春秋時代に扁鵲(へんじゃく)と呼ばれる名医がいました。彼は医術レベルが非常に高く、しばしば宮廷に出入りして君王の病気を治療していました。

ある日、扁鵲が君王である蔡桓公(さいかんこう)を巡診に訪れました。挨拶を終え、扁鵲は桓公の側に立ち、その顔色を細かく観察しました。そして、「君王の皮膚に病が見られます。早めに治療しないと病状が悪化するでしょう。」と言いました。桓公はこれを気にせず、「私は病気ではない。治療の必要はない。」と言いました。扁鵲が去った後、桓公は不満を露わにし、「医者はいつも健康な人を病気に見せかけて治療したと言いたがる。だから私は信じない!」と言いました。

10日後、扁鵲が再び桓公を尋ねました。桓公の顔色を見た扁鵲は、「君の病気は肌肉まで進行しています。治療しないとさらに悪化するでしょう。」と言いました。桓公はこれも信じませんでした。扁鵲が去った後、桓公は「病気が進行している。」という言葉にますます不快感を覚えました。
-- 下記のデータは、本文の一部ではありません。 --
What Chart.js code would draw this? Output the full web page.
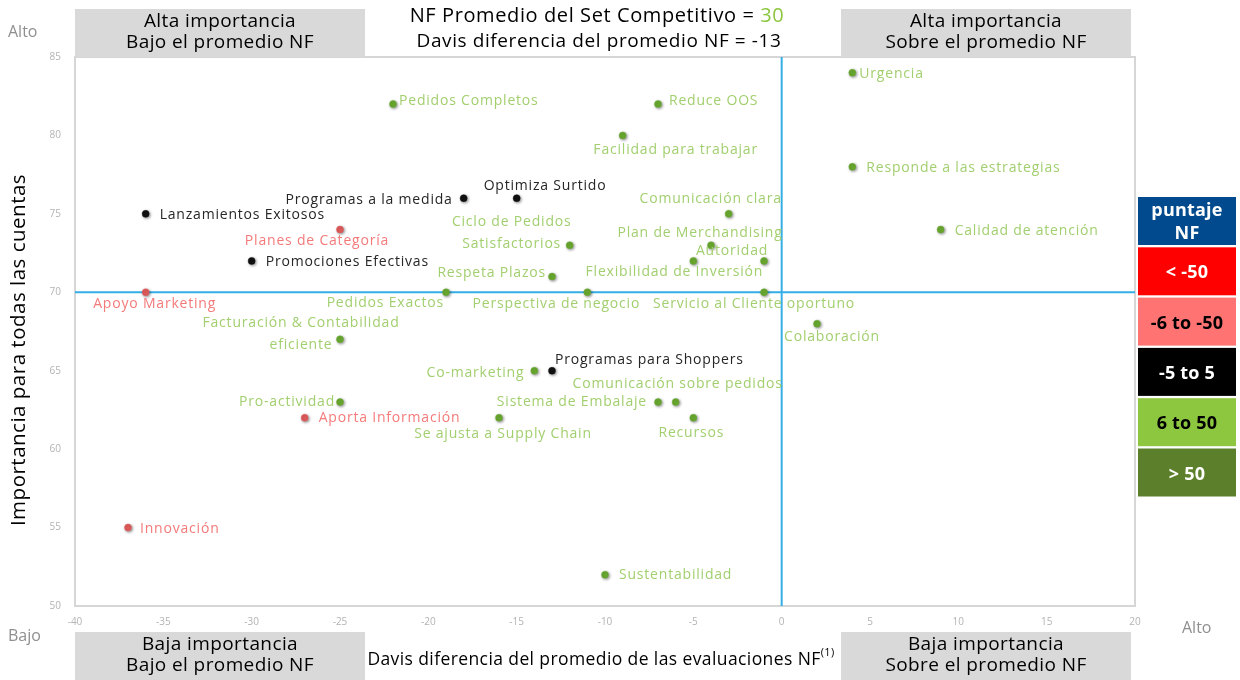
<!DOCTYPE html>
<html>
<head>
<meta charset="utf-8">
<script src="https://cdn.jsdelivr.net/npm/chart.js@4/dist/chart.umd.min.js"></script>
<style>
  html, body { margin: 0; padding: 0; background: #ffffff; }
  #wrap { width: 1240px; height: 680px; position: relative; }
</style>
</head>
<body>
<div id="wrap"><canvas id="c" width="1240" height="680"></canvas></div>
<script>
// ---------- DATA ----------
const attributeNames = [
  ["Pedidos Completos"], ["Reduce OOS"], ["Facilidad para trabajar"], ["Urgencia"],
  ["Responde a las estrategias"], ["Calidad de atención"], ["Lanzamientos Exitosos"],
  ["Programas a la medida"], ["Optimiza Surtido"], ["Planes de Categoría"],
  ["Promociones Efectivas"], ["Apoyo Marketing"], ["Comunicación clara"],
  ["Plan de Merchandising"], ["Autoridad"], ["Flexibilidad de Inversión"],
  ["Ciclo de Pedidos", "Satisfactorios"], ["Respeta Plazos"], ["Pedidos Exactos"],
  ["Perspectiva de negocio"], ["Servicio al Cliente oportuno"], ["Colaboración"],
  ["Facturación & Contabilidad", "eficiente"], ["Programas para Shoppers"],
  ["Co-marketing"], ["Comunicación sobre pedidos"], ["Sistema de Embalaje"],
  ["Pro-actividad"], ["Aporta Información"], ["Se ajusta a Supply Chain"],
  ["Recursos"], ["Innovación"], ["Sustentabilidad"]
];
const nfDifference = [ -22, -7, -9, 4, 4, 9, -36, -18, -15, -25, -30, -36, -3, -4, -1, -5,
                       -12, -13, -19, -11, -1, 2, -25, -13, -14, -6, -7, -25, -27, -16, -5, -37, -10 ];
const importance   = [ 82, 82, 80, 84, 78, 74, 75, 76, 76, 74, 72, 70, 75, 73, 72, 72,
                       73, 71, 70, 70, 70, 68, 67, 65, 65, 63, 63, 63, 62, 62, 62, 55, 52 ];
// NF score band of each attribute: 'pos' = 6 to 50, 'neu' = -5 to 5, 'neg' = -6 to -50
const scoreBand    = [ 'pos','pos','pos','pos','pos','pos','neu','neu','neu','neg','neu','neg','pos','pos','pos','pos',
                       'pos','pos','pos','pos','pos','pos','pos','neu','pos','pos','pos','pos','neg','pos','pos','neg','pos' ];
const xTickRange = { min: -40, max: 20, step: 5 };
const yTickRange = { min: 50, max: 85, step: 5 };
const avgImportance = 70;
const avgDifference = 0;
const competitiveSetNF = 30;
const davisDiffNF = -13;
const legendLabels = ["puntaje\nNF", "< -50", "-6 to -50", "-5 to 5", "6 to 50", "> 50"];

// ---------- STYLE / LABEL PLACEMENT (not data) ----------
// [dx, dy, align]
const labelPlacement = [
  [6,-3,'left'], [11,-3,'left'], [53,15,'center'], [7,1,'left'],
  [14,1,'left'], [14,1,'left'], [14,1,'left'],
  [-11,2,'right'], [-33,-12,'left'], [-23,11,'center'],
  [14,1,'left'], [9,12,'center'], [-18,-15,'center'],
  [-11,-12,'center'], [-32,-10,'center'], [-19,11,'center'],
  [-58,-23,'center'], [-6,-4,'right'], [-2,11,'right'],
  [-31,12,'center'], [-10,12,'center'], [15,13,'center'],
  [-39,-16,'center'], [3,-11,'left'],
  [-10,2,'right'], [2,-18,'center'], [-11,0,'right'],
  [-5,0,'right'], [14,0,'left'], [4,16,'center'],
  [-2,15,'center'], [12,1,'left'], [14,0,'left']
];
const bandPointColor = { pos: '#6aaa30', neu: '#111111', neg: '#e25c5c' };
const bandLabelColor = { pos: '#a2cf6f', neu: '#262626', neg: '#f47a7a' };
const legendColors = [
  ['#004a8d','#ffffff'], ['#ff0000','#ffffff'], ['#ff7373','#000000'],
  ['#000000','#ffffff'], ['#8dc63f','#000000'], ['#5b7f2a','#ffffff']
];
const FONT = '"Open Sans", "Liberation Sans", sans-serif';

const points = nfDifference.map((x, i) => ({ x: x, y: importance[i] }));

function spaced(ctx, px) { if ('letterSpacing' in ctx) ctx.letterSpacing = px + 'px'; }

const decorPlugin = {
  id: 'decor',
  beforeDatasetsDraw(chart) {
    const { ctx, chartArea: a, scales } = chart;
    ctx.save();
    ctx.strokeStyle = '#d6d6d6';
    ctx.lineWidth = 2;
    ctx.strokeRect(a.left, a.top, a.right - a.left, a.bottom - a.top);
    ctx.strokeStyle = '#35aee6';
    ctx.lineWidth = 2;
    const yv = scales.y.getPixelForValue(avgImportance);
    const xv = scales.x.getPixelForValue(avgDifference);
    ctx.beginPath();
    ctx.moveTo(a.left, yv); ctx.lineTo(a.right, yv);
    ctx.moveTo(xv, a.top); ctx.lineTo(xv, a.bottom);
    ctx.stroke();
    ctx.restore();
    ctx.save();
    ctx.shadowColor = 'rgba(0,0,0,0.45)';
    ctx.shadowBlur = 3;
    ctx.shadowOffsetX = 1;
    ctx.shadowOffsetY = 1;
  },
  afterDatasetsDraw(chart) {
    const { ctx } = chart;
    ctx.restore();
    ctx.save();
    const meta = chart.getDatasetMeta(0);
    ctx.font = '14px ' + FONT;
    spaced(ctx, 0.8);
    ctx.textBaseline = 'middle';
    meta.data.forEach((el, i) => {
      const [dx, dy, align] = labelPlacement[i];
      ctx.fillStyle = bandLabelColor[scoreBand[i]];
      ctx.textAlign = align;
      attributeNames[i].forEach((line, k) => {
        ctx.fillText(line, el.x + dx, el.y + dy + k * 22);
      });
    });
    ctx.restore();
  },
  afterDraw(chart) {
    const { ctx } = chart;
    ctx.save();
    const boxes = [
      [75, 9, 'Alta importancia', 'Bajo el promedio NF'],
      [841, 9, 'Alta importancia', 'Sobre el promedio NF'],
      [75, 632, 'Baja importancia', 'Bajo el promedio NF'],
      [841, 632, 'Baja importancia', 'Sobre el promedio NF']
    ];
    boxes.forEach(([x, y, t1, t2]) => {
      ctx.fillStyle = '#d9d9d9';
      ctx.fillRect(x, y, 290, 48);
      ctx.fillStyle = '#000000';
      ctx.font = '19px ' + FONT;
      spaced(ctx, 0.4);
      ctx.textAlign = 'center';
      ctx.textBaseline = 'middle';
      ctx.fillText(t1, x + 145, y + 13);
      ctx.fillText(t2, x + 145, y + 34);
    });
    // title
    ctx.textBaseline = 'middle';
    ctx.font = '20px ' + FONT;
    spaced(ctx, 0.6);
    const part1 = 'NF Promedio del Set Competitivo = ';
    const part2 = String(competitiveSetNF);
    const w1 = ctx.measureText(part1).width, w2 = ctx.measureText(part2).width;
    let sx = 597 - (w1 + w2) / 2;
    ctx.textAlign = 'left';
    ctx.fillStyle = '#000';
    ctx.fillText(part1, sx, 16);
    ctx.fillStyle = '#8dc63f';
    ctx.fillText(part2, sx + w1, 16);
    ctx.fillStyle = '#000';
    ctx.font = '19px ' + FONT;
    ctx.textAlign = 'center';
    ctx.fillText('Davis diferencia del promedio NF = ' + davisDiffNF, 599, 42);
    // x axis title with superscript
    ctx.font = '17.5px ' + FONT;
    spaced(ctx, 0.4);
    const xt = 'Davis diferencia del promedio de las evaluaciones NF';
    const wx = ctx.measureText(xt).width;
    ctx.font = '11px ' + FONT;
    const ws = ctx.measureText('(1)').width;
    const xs = 601 - (wx + ws) / 2;
    ctx.textAlign = 'left';
    ctx.font = '17.5px ' + FONT;
    ctx.fillText(xt, xs, 660);
    ctx.font = '11px ' + FONT;
    ctx.fillText('(1)', xs + wx, 653);
    // y axis title
    ctx.save();
    ctx.translate(19, 350);
    ctx.rotate(-Math.PI / 2);
    ctx.font = '20.5px ' + FONT;
    spaced(ctx, 0.5);
    ctx.textAlign = 'center';
    ctx.fillText('Importancia para todas las cuentas', 0, 0);
    ctx.restore();
    // Alto/Bajo
    ctx.fillStyle = '#8f8f8f';
    ctx.font = '16px ' + FONT;
    spaced(ctx, 0);
    ctx.textAlign = 'left';
    ctx.fillText('Alto', 8, 32);
    ctx.fillText('Bajo', 8, 636);
    ctx.fillText('Alto', 1182, 628);
    // legend
    legendLabels.forEach((lab, i) => {
      const y = 197 + i * 50.3;
      ctx.fillStyle = legendColors[i][0];
      ctx.fillRect(1138, y, 98, 48);
      ctx.fillStyle = legendColors[i][1];
      ctx.font = 'bold 18px ' + FONT;
      spaced(ctx, 0.2);
      ctx.textAlign = 'center';
      const lines = lab.split('\n');
      if (lines.length === 1) {
        ctx.fillText(lines[0], 1187, y + 26);
      } else {
        ctx.fillText(lines[0], 1187, y + 14);
        ctx.fillText(lines[1], 1187, y + 37);
      }
    });
    ctx.restore();
  }
};

new Chart(document.getElementById('c'), {
  type: 'scatter',
  data: {
    datasets: [{
      data: points,
      pointRadius: 3.5,
      pointHoverRadius: 3.5,
      pointBorderWidth: 0.5,
      pointBackgroundColor: ctx => bandPointColor[scoreBand[ctx.dataIndex]],
      pointBorderColor: ctx => bandPointColor[scoreBand[ctx.dataIndex]]
    }]
  },
  options: {
    responsive: false,
    animation: false,
    events: [],
    layout: { padding: { left: 0, right: 105, top: 57, bottom: 0 } },
    plugins: { legend: { display: false }, tooltip: { enabled: false } },
    scales: {
      x: {
        type: 'linear', min: xTickRange.min, max: xTickRange.max,
        grid: { display: false, drawTicks: false },
        border: { display: false },
        ticks: { stepSize: xTickRange.step, padding: 10, color: '#b3b3b3', font: { size: 10, family: FONT } },
        afterFit(s) { s.height = 74; }
      },
      y: {
        type: 'linear', min: yTickRange.min, max: yTickRange.max,
        grid: { display: false, drawTicks: false },
        border: { display: false },
        ticks: { stepSize: yTickRange.step, padding: 14, color: '#b3b3b3', font: { size: 10, family: FONT } },
        afterFit(s) { s.width = 75; }
      }
    }
  },
  plugins: [decorPlugin]
});
</script>
</body>
</html>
さらに10日後、扁鵲が三度桓公を尋ねました。顔色を見た扁鵲は、「君の病気は胃腸にまで進行しています。早急に治療しないと病状は悪化するでしょう。」と言いました。しかし、桓公は依然として信じませんでした。それどころか不快感はさらに強まりました。

いつものように10日後、扁鵲が桓公を尋ねましたが、扁鵲は桓公を見るや否や背を向けて去ってしまいました。これには桓公も驚きました。

「今回はなぜ何も言わないのか?」

桓公は使者を派遣して扁鵲に理由を尋ねさせました。扁鵲は答えました。

「最初、桓公の皮膚に病気が現れた時は、薬湯で洗ったり、灸を使えば簡単に治すことができました。その後、病気が肌肉に進行した時には、鍼治療で対処することができました。進行して胃腸に達した時には、草薬の煎じ薬で効果が得られたでしょう。しかし、今は病気が骨髄にまで達しており、人間の医術では治療できません。このような病気の人の命は、もはや閻王の手中にあり、私がどれほど医術に精通していても治すことはできません。もし、私が治療できると言えば、災いを招くでしょう。」と答えました。

5日後、桓公は耐えられなほどの全身の痛みに襲われました。この時初めて自分が病気で、病状が進行していることに気付きました。そして、扁鵲に治療を依頼するよう求めました。しかし、派遣された使者が戻ってくると、「扁鵲はすでに秦国に逃げました」との報告だったのです。桓公はその後、痛みと闘いながら、ついに亡くなりました。

教訓
自身の病気や社会の悪事について、問題を隠したり、治療を避けたりしてはなりません。問題を正視し、早期に適切な対策を講じることが重要です。さもなければ、病気が手遅れとなり、大きな災いを引き起こしたときには、もはや救いようがなくなるのです。